- Native name: Zadir Rza oğlu Rzayev
- Born: Zadir Rza oglu Rzayev October 10, 1937 (age 88) Şürük, Lankaran, Azerbaijani SSR, Soviet Union
- Died: January 29, 2010 (aged 72) Baku, Azerbaijan
- Allegiance: Red Army (1962–1991); Azerbaijani Armed Forces (1991–1993); ;
- Branch: Soviet Army; Azerbaijani Land Forces; ;
- Service years: 1962–1993
- Rank: Major general
- Commands: 701st Motorized Rifle Brigade
- Conflicts: First Nagorno-Karabakh War
- Education: Baku Higher Combined Arms Command School; M. V. Frunze Military Academy; ;

= Zaur Rzayev =

Azerbaijani military officer

Zadir Rza oglu Rzayev (Zadir Rza oğlu Rzayev), known as Zaur Rzayev (10 October 1937 – 29 January 2010), was an Azerbaijani military officer, Major General of the Azerbaijani Armed Forces. He had served as the commander of the first Azerbaijani military unit created on the basis of Military Unit 18110 of the former Soviet Army, deputy commander of the 2nd Army Corps, front commander and the first deputy minister of defence during the First Nagorno-Karabakh War.

== Life and service ==
=== Early years ===
Zadir Rza oglu Rzayev was born on 10 October 1937 in Şürük, Lankaran District of the Azerbaijani SSR, then Soviet Union. In 1955, he entered the faculty of physics and mathematics of the Azerbaijan Pedagogical University, but dropped out of the university due to his family's economic difficulties. He studied at the Baku Higher Combined Arms Command School from 1958 to 1962, and graduated from there with honors.

=== Red Army ===
In 1962, he was promoted to lieutenant and sent to serve in the Red Army stationed in East Germany. Rzayev then entered the Frunze Military Academy in Moscow in 1971 and graduated in 1975. From there he was sent to the Transcaucasian Military District as a deputy regiment commander, and later to Baku as a deputy head of the military department of Baku State University to train Azerbaijani officers. Rzayev, who rose to the rank of colonel, was appointed head of the department.

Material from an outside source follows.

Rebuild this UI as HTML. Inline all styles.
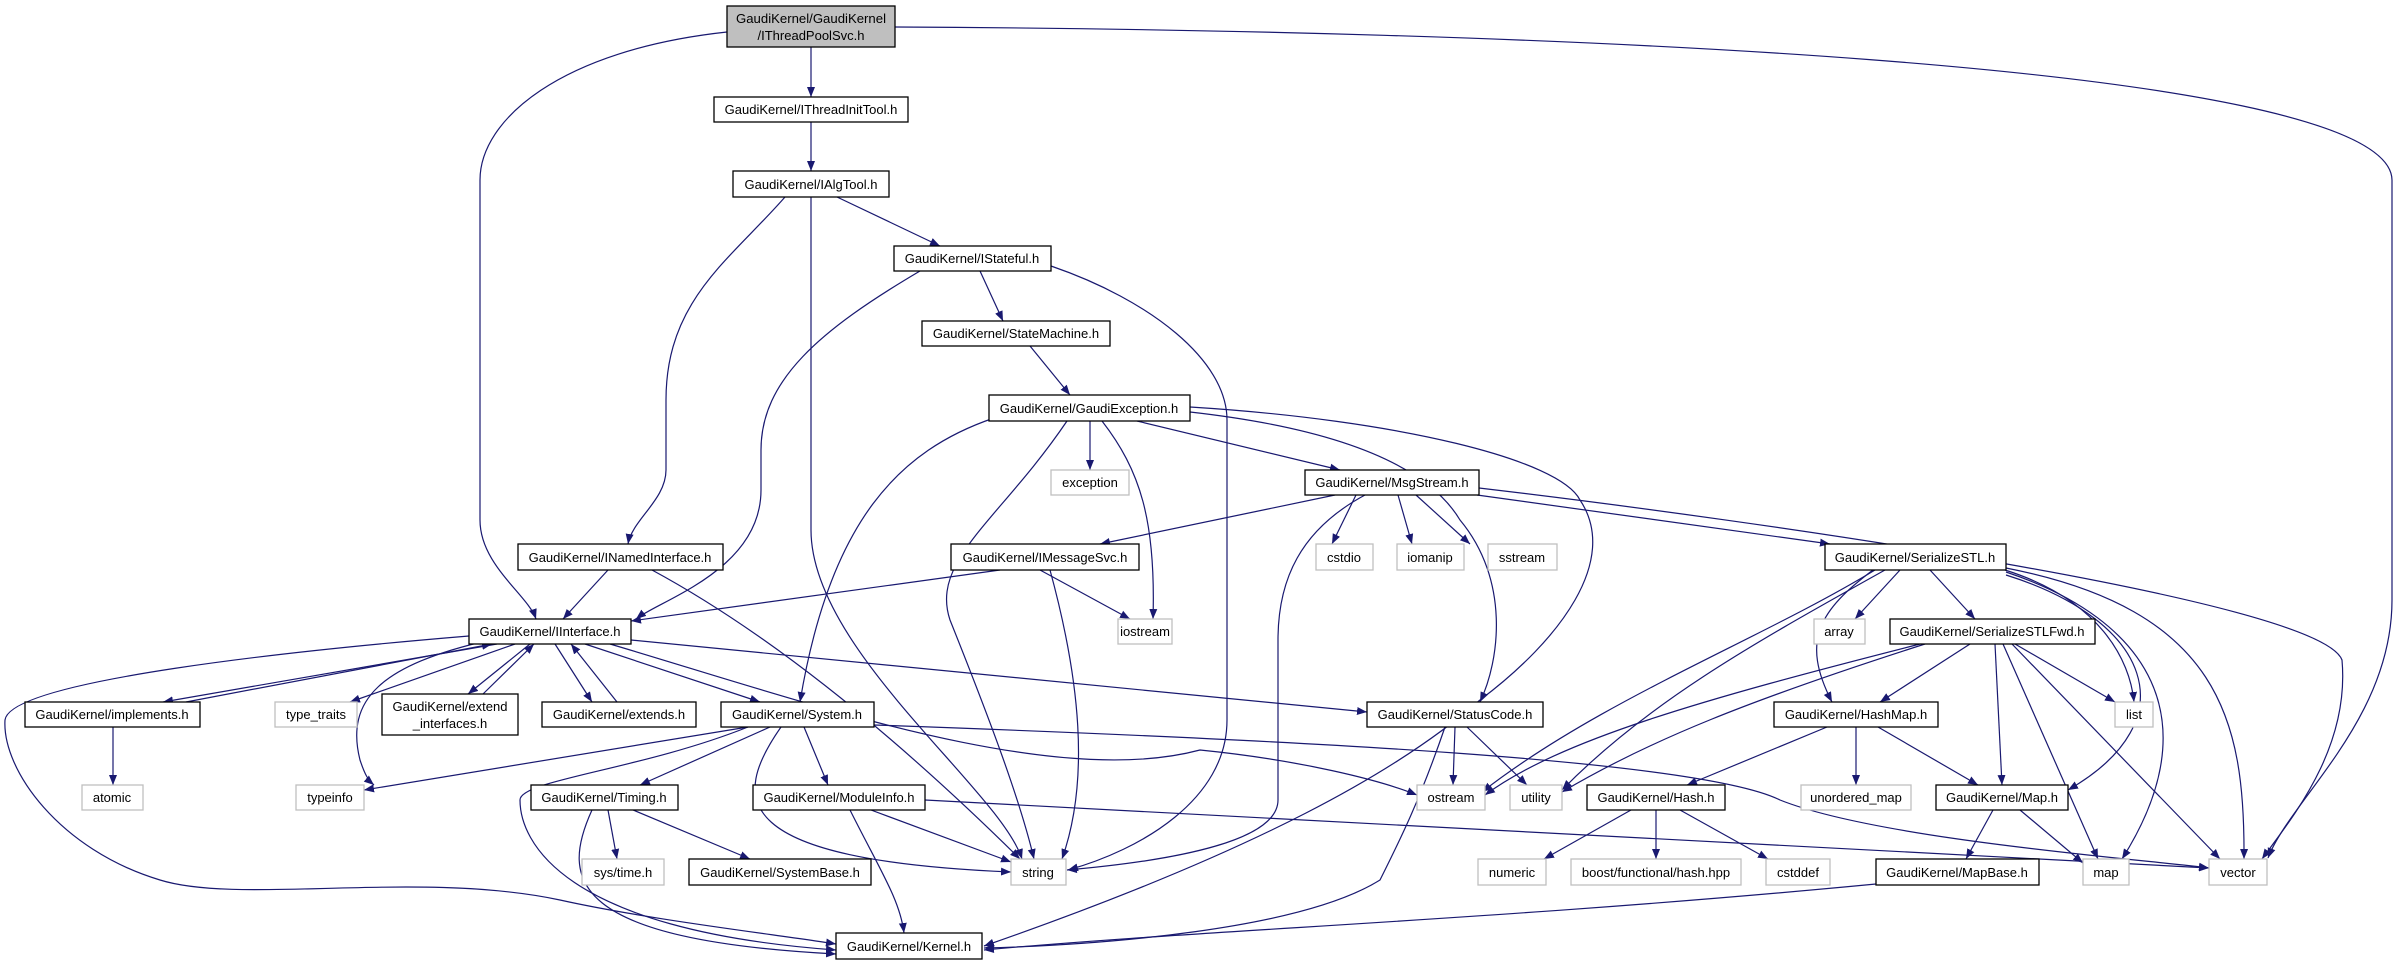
<!DOCTYPE html>
<html><head><meta charset="utf-8"><style>
html,body{margin:0;padding:0;background:#fff;}
svg text{font-family:"Liberation Sans",sans-serif;font-size:13px;fill:#000;}
</style></head><body>
<svg width="2401" height="965" viewBox="0 0 2401 965" xmlns="http://www.w3.org/2000/svg">
<defs>
<marker id="a" viewBox="0 0 10 10" refX="10" refY="5" markerWidth="10" markerHeight="10" markerUnits="userSpaceOnUse" orient="auto">
<path d="M0,1 L10,5 L0,9 z" fill="#191970"/>
</marker>
</defs>
<g fill="none" stroke="#191970" stroke-width="1.2" marker-end="url(#a)">
<path d="M811,47 L811,97"/>
<path d="M727,32 C560,50 480,120 480,180 L480,520 C480,565 528,595 536,619"/>
<path d="M895,27 C1500,30 2390,60 2392,180 L2392,600 C2392,720 2290,800 2268,858"/>
<path d="M811,122 L811,171"/>
<path d="M837,197 L940,246"/>
<path d="M785,197 C730,260 666,300 666,400 L666,470 C666,500 632,520 628,544"/>
<path d="M811,197 L811,530 C811,650 1000,790 1022,859"/>
<path d="M980,271 L1003,321"/>
<path d="M920,271 C820,330 761,380 761,450 L761,490 C761,570 660,600 636,619"/>
<path d="M1051,266 C1150,300 1227,360 1227,420 L1227,720 C1227,800 1140,850 1068,870"/>
<path d="M1030,346 L1070,395"/>
<path d="M1090,421 L1090,470"/>
<path d="M1137,421 L1340,470"/>
<path d="M1102,421 C1140,470 1156,520 1153,619"/>
<path d="M1067,421 C1000,520 930,560 950,620 C990,720 1020,800 1034,859"/>
<path d="M994,418 C900,450 830,520 800,702"/>
<path d="M1190,412 C1350,430 1430,470 1460,520 C1510,580 1500,660 1480,702"/>
<path d="M1190,407 C1400,420 1560,460 1580,500 C1620,560 1560,640 1480,700 C1400,770 1260,850 984,946"/>
<path d="M1356,495 L1332,544"/>
<path d="M1398,495 L1412,544"/>
<path d="M1416,495 L1470,544"/>
<path d="M1335,495 L1100,544"/>
<path d="M1477,495 L1830,544"/>
<path d="M1365,495 C1300,530 1278,580 1278,640 L1278,800 C1278,840 1180,860 1067,870"/>
<path d="M1479,488 C1750,520 2320,600 2342,660 C2350,750 2290,820 2262,859"/>
<path d="M1000,570 L631,621"/>
<path d="M1040,570 L1130,619"/>
<path d="M1050,570 C1080,680 1090,780 1062,859"/>
<path d="M608,570 L563,619"/>
<path d="M652,570 C800,650 940,780 1020,859"/>
<path d="M497,644 L163,702"/>
<path d="M186,702 L492,644"/>
<path d="M515,644 L350,702"/>
<path d="M530,644 L468,694"/>
<path d="M483,694 L534,644"/>
<path d="M555,644 L592,702"/>
<path d="M617,702 L571,644"/>
<path d="M585,644 L760,702"/>
<path d="M490,640 C380,665 345,700 360,760 C365,775 368,780 374,785"/>
<path d="M469,636 C300,650 10,680 5,720 C2,770 60,850 160,880 C240,905 420,870 560,900 C650,920 780,935 836,944"/>
<path d="M610,644 C800,700 1050,790 1200,750 C1300,760 1380,780 1417,795"/>
<path d="M631,640 L1367,712"/>
<path d="M113,727 L113,785"/>
<path d="M748,727 L364,790"/>
<path d="M770,727 L640,785"/>
<path d="M804,727 L828,785"/>
<path d="M781,727 C730,800 730,860 1011,872"/>
<path d="M748,727 C640,770 520,780 520,800 C520,840 560,930 836,950"/>
<path d="M874,725 C1300,740 1700,760 1780,800 C1880,840 2150,860 2209,868"/>
<path d="M608,810 L617,859"/>
<path d="M633,810 L750,859"/>
<path d="M592,810 C560,880 570,940 836,954"/>
<path d="M871,810 L1011,862"/>
<path d="M850,810 C880,870 900,900 904,933"/>
<path d="M925,800 L2209,868"/>
<path d="M1455,727 L1453,785"/>
<path d="M1467,727 L1527,785"/>
<path d="M1445,727 C1420,800 1400,840 1380,880 C1300,930 1100,945 984,948"/>
<path d="M1900,570 L1855,619"/>
<path d="M1930,570 L1975,619"/>
<path d="M1873,570 C1820,610 1800,640 1832,702"/>
<path d="M1875,570 C1760,640 1600,700 1482,792"/>
<path d="M1885,570 C1760,640 1650,700 1562,790"/>
<path d="M2005,570 C2100,600 2130,660 2134,702"/>
<path d="M2006,575 C2150,620 2190,720 2068,790"/>
<path d="M2006,572 C2150,620 2210,720 2122,859"/>
<path d="M2006,568 C2220,610 2245,720 2244,859"/>
<path d="M1970,644 L1880,702"/>
<path d="M1995,644 L2002,785"/>
<path d="M2003,644 L2098,859"/>
<path d="M2012,644 L2220,859"/>
<path d="M2015,644 L2115,702"/>
<path d="M1920,644 C1700,700 1560,740 1485,795"/>
<path d="M1925,644 C1750,700 1650,740 1562,792"/>
<path d="M1827,727 L1687,785"/>
<path d="M1856,727 L1856,785"/>
<path d="M1878,727 L1978,785"/>
<path d="M1631,810 L1544,859"/>
<path d="M1656,810 L1656,859"/>
<path d="M1680,810 L1768,859"/>
<path d="M1993,810 L1966,859"/>
<path d="M2020,810 L2083,863"/>
<path d="M1876,884 C1500,920 1200,930 984,950"/>
</g>
<g stroke-width="1.3">
<rect x="727" y="6" width="168" height="41" fill="#bfbfbf" stroke="#000"/>
<text x="811" y="23" text-anchor="middle" textLength="150" lengthAdjust="spacingAndGlyphs">GaudiKernel/GaudiKernel</text>
<text x="811" y="40" text-anchor="middle">/IThreadPoolSvc.h</text>
</g>
<g fill="#fff" stroke="#000" stroke-width="1.3">
<rect x="714" y="97" width="194" height="25"/>
<rect x="733" y="171" width="156" height="26"/>
<rect x="894" y="246" width="157" height="25"/>
<rect x="922" y="321" width="188" height="25"/>
<rect x="989" y="395" width="201" height="26"/>
<rect x="1305" y="470" width="174" height="25"/>
<rect x="518" y="544" width="205" height="26"/>
<rect x="951" y="544" width="188" height="26"/>
<rect x="1825" y="544" width="181" height="26"/>
<rect x="469" y="619" width="162" height="25"/>
<rect x="1890" y="619" width="205" height="25"/>
<rect x="25" y="702" width="175" height="25"/>
<rect x="382" y="694" width="136" height="41"/>
<rect x="542" y="702" width="154" height="25"/>
<rect x="721" y="702" width="153" height="25"/>
<rect x="1367" y="702" width="176" height="25"/>
<rect x="1774" y="702" width="164" height="25"/>
<rect x="531" y="785" width="147" height="25"/>
<rect x="753" y="785" width="172" height="25"/>
<rect x="1587" y="785" width="138" height="25"/>
<rect x="1936" y="785" width="132" height="25"/>
<rect x="689" y="859" width="182" height="26"/>
<rect x="1876" y="859" width="163" height="26"/>
<rect x="836" y="933" width="146" height="26"/>
</g>
<g fill="#fff" stroke="#bfbfbf" stroke-width="1.3">
<rect x="1051" y="470" width="78" height="25"/>
<rect x="1316" y="544" width="57" height="26"/>
<rect x="1397" y="544" width="67" height="26"/>
<rect x="1488" y="544" width="69" height="26"/>
<rect x="1118" y="619" width="54" height="25"/>
<rect x="1814" y="619" width="51" height="25"/>
<rect x="275" y="702" width="82" height="25"/>
<rect x="2115" y="702" width="38" height="25"/>
<rect x="82" y="785" width="61" height="25"/>
<rect x="296" y="785" width="68" height="25"/>
<rect x="1417" y="785" width="68" height="25"/>
<rect x="1510" y="785" width="52" height="25"/>
<rect x="1801" y="785" width="110" height="25"/>
<rect x="582" y="859" width="82" height="26"/>
<rect x="1011" y="859" width="55" height="26"/>
<rect x="1478" y="859" width="68" height="26"/>
<rect x="1571" y="859" width="170" height="26"/>
<rect x="1766" y="859" width="64" height="26"/>
<rect x="2083" y="859" width="46" height="26"/>
<rect x="2209" y="859" width="58" height="26"/>
</g>
<g text-anchor="middle">
<text x="811" y="114">GaudiKernel/IThreadInitTool.h</text>
<text x="811" y="189">GaudiKernel/IAlgTool.h</text>
<text x="972" y="263">GaudiKernel/IStateful.h</text>
<text x="1016" y="338">GaudiKernel/StateMachine.h</text>
<text x="1089" y="413">GaudiKernel/GaudiException.h</text>
<text x="1392" y="487">GaudiKernel/MsgStream.h</text>
<text x="620" y="562">GaudiKernel/INamedInterface.h</text>
<text x="1045" y="562">GaudiKernel/IMessageSvc.h</text>
<text x="1915" y="562">GaudiKernel/SerializeSTL.h</text>
<text x="550" y="636">GaudiKernel/IInterface.h</text>
<text x="1992" y="636">GaudiKernel/SerializeSTLFwd.h</text>
<text x="112" y="719">GaudiKernel/implements.h</text>
<text x="450" y="711">GaudiKernel/extend</text>
<text x="450" y="728">_interfaces.h</text>
<text x="619" y="719">GaudiKernel/extends.h</text>
<text x="797" y="719">GaudiKernel/System.h</text>
<text x="1455" y="719">GaudiKernel/StatusCode.h</text>
<text x="1856" y="719">GaudiKernel/HashMap.h</text>
<text x="604" y="802">GaudiKernel/Timing.h</text>
<text x="839" y="802">GaudiKernel/ModuleInfo.h</text>
<text x="1656" y="802">GaudiKernel/Hash.h</text>
<text x="2002" y="802">GaudiKernel/Map.h</text>
<text x="780" y="877">GaudiKernel/SystemBase.h</text>
<text x="1957" y="877">GaudiKernel/MapBase.h</text>
<text x="909" y="951">GaudiKernel/Kernel.h</text>
<text x="1090" y="487" fill="#000">exception</text>
<text x="1344" y="562">cstdio</text>
<text x="1430" y="562">iomanip</text>
<text x="1522" y="562">sstream</text>
<text x="1145" y="636">iostream</text>
<text x="1839" y="636">array</text>
<text x="316" y="719">type_traits</text>
<text x="2134" y="719">list</text>
<text x="112" y="802">atomic</text>
<text x="330" y="802">typeinfo</text>
<text x="1451" y="802">ostream</text>
<text x="1536" y="802">utility</text>
<text x="1856" y="802">unordered_map</text>
<text x="623" y="877">sys/time.h</text>
<text x="1038" y="877">string</text>
<text x="1512" y="877">numeric</text>
<text x="1656" y="877">boost/functional/hash.hpp</text>
<text x="1798" y="877">cstddef</text>
<text x="2106" y="877">map</text>
<text x="2238" y="877">vector</text>
</g>
</svg>
</body></html>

=== First Nagorno-Karabakh War ===
On 9 October 1991, Rzayev went to the frontline of the First Nagorno-Karabakh War as the commander of the first military brigade of the Azerbaijani Armed Forces, known as the "First Battalion", which he created on his own initiative. In 1992, he led the liberation of 12 villages in Aghdara and 40 in Lachin, as well as a successful counter-offensive in Beylagan and Fuzuli as a corps commander. Rzayev was awarded the rank of major general by the decree of the Azerbaijani President Abulfaz Elchibey on 19 October 1992. He was called to Baku in November of that year and was appointed deputy commander of the 2nd Army Corps. Rzayev was later appointed the front commander and first deputy Minister of Defence on 16 June 1993.

Rzayev was seriously injured in a car accident in Beylagan on 29 August 1993 and was treated in a military hospital for 3 months. Zaur Rzayev died on 29 January 2010 at the age of 72.